6-month cannabis fine in France. What are the results?
Edito. Has the cannabis fine served to make cannabis users more responsible? No statistics will tell. But one thing is certain: the fine will have served... to impose fines.
Having come into force on September 1, the cannabis fine has been issued 43,500 times as of February 24, according to official statistics, with a recovery of around 40% to date, or 17,400 of the 43,500. This represents an increase of 19.5% over the September-January 2019-2020 period, a logical increase that underlies the mechanics of numbers politics.
According to Rennes prosecutor Philippe Astruc, the departments most heavily ticketed are those with the biggest cities: Bouches-du-Rhône, Seine-Saint-Denis, Nord, Paris and Rhône.

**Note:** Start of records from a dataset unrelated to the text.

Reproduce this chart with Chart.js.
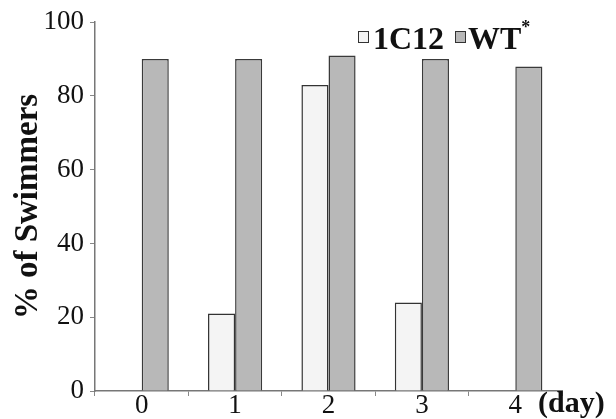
<!DOCTYPE html>
<html lang="en">
<head>
  <meta charset="UTF-8">
  <title>% of Swimmers</title>
  <script src="https://cdn.jsdelivr.net/npm/chart.js"></script>
  <style>
    body {
      margin: 0;
      background: #fff;
      font-family: 'Liberation Serif', 'Times New Roman', serif;
    }
    .wrap {
      position: relative;
      width: 616px;
      height: 419px;
      overflow: hidden;
    }
    .lg {
      position: absolute;
      font-weight: bold;
      font-size: 32px;
      line-height: 1;
      color: #111;
      white-space: nowrap;
    }
    .box {
      position: absolute;
      width: 9px;
      height: 10px;
      border: 1.5px solid #333;
    }
    .lg sup {
      font-size: 18px;
      vertical-align: baseline;
      position: relative;
      top: -16px;
    }
    .day {
      position: absolute;
      left: 538px;
      top: 387px;
      font-weight: bold;
      font-size: 30px;
      line-height: 1;
      color: #111;
    }
  </style>
</head>
<body>
  <div class="wrap">
    <canvas id="swimChart" width="616" height="419"></canvas>
    <span class="box" style="left:358px; top:31px; background:#f4f4f4"></span>
    <span class="lg" style="left:373px; top:22px">1C12</span>
    <span class="box" style="left:455px; top:31px; background:#b8b8b8"></span>
    <span class="lg" style="left:468px; top:22px">WT<sup>*</sup></span>
    <div class="day">(day)</div>
  </div>

  <script>
    // data
    const days = ['0', '1', '2', '3', '4'];
    const mutant1C12 = [0, 21, 83, 24, 0];
    const wildType = [90, 90, 91, 90, 88];
    const yTicks = [0, 20, 40, 60, 80, 100];

    const serif = "'Liberation Serif', 'Times New Roman', serif";

    const ctx = document.getElementById('swimChart').getContext('2d');
    const swimChart = new Chart(ctx, {
      type: 'bar',
      data: {
        labels: days,
        datasets: [{
          label: '1C12',
          data: mutant1C12,
          backgroundColor: '#f4f4f4',
          borderColor: '#333',
          borderWidth: 1.5,
          categoryPercentage: 0.58,
          barPercentage: 1.0
        }, {
          label: 'WT*',
          data: wildType,
          backgroundColor: '#b8b8b8',
          borderColor: '#3a3a3a',
          borderWidth: 1.5,
          categoryPercentage: 0.58,
          barPercentage: 1.0
        }]
      },
      options: {
        responsive: false,
        animation: false,
        layout: { padding: { top: 21, right: 54, left: 0, bottom: 0 } },
        plugins: {
          legend: { display: false },
          tooltip: { enabled: false }
        },
        scales: {
          x: {
            grid: { drawOnChartArea: false, tickLength: 5, color: '#888' },
            border: { color: '#777', width: 1.5 },
            ticks: { color: '#111', font: { family: serif, size: 27, lineHeight: 1 }, padding: -4 },
            afterFit: function (scale) { scale.height = 28; }
          },
          y: {
            min: 0,
            max: 100,
            afterBuildTicks: function (scale) {
              scale.ticks = yTicks.map(v => ({ value: v }));
            },
            grid: { drawOnChartArea: false, tickLength: 5, color: '#888' },
            border: { color: '#777', width: 1.5 },
            ticks: { color: '#111', font: { family: serif, size: 27 }, padding: 6 },
            title: {
              display: true,
              text: '% of Swimmers',
              color: '#111',
              font: { family: serif, size: 33, weight: 'bold' },
              padding: { top: 9, bottom: 2 }
            },
            afterFit: function (scale) { scale.width = 95; }
          }
        }
      }
    });
  </script>
</body>
</html>
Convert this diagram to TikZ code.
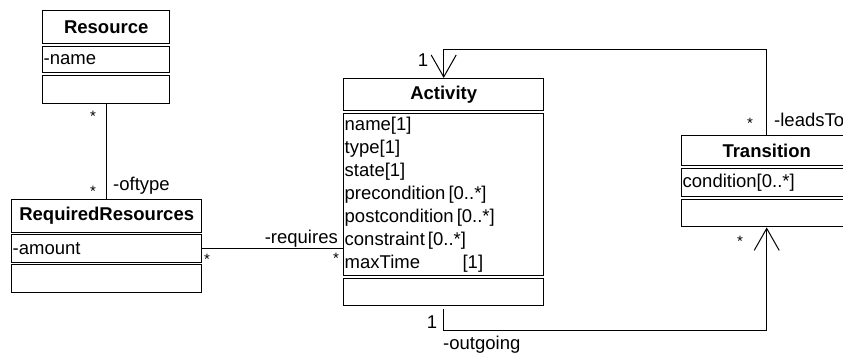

In comparison, 177,000 fines for violating the curfew have been issued in France since it was introduced on December 15. Are cannabis users more responsible than their clichés? Or are cannabis fines just the wrong tool?
14 associations had gathered against the proposed contraventionnalisation the simple use of cannabis, with the Ligue des Droits de l'Homme (Human Rights League) even asking an appeal to the Conseil d'Etat.
Erected as a symbol of the anti-drug war, the cannabis fine is ultimately a reflection of French drug policy: costly and ineffective.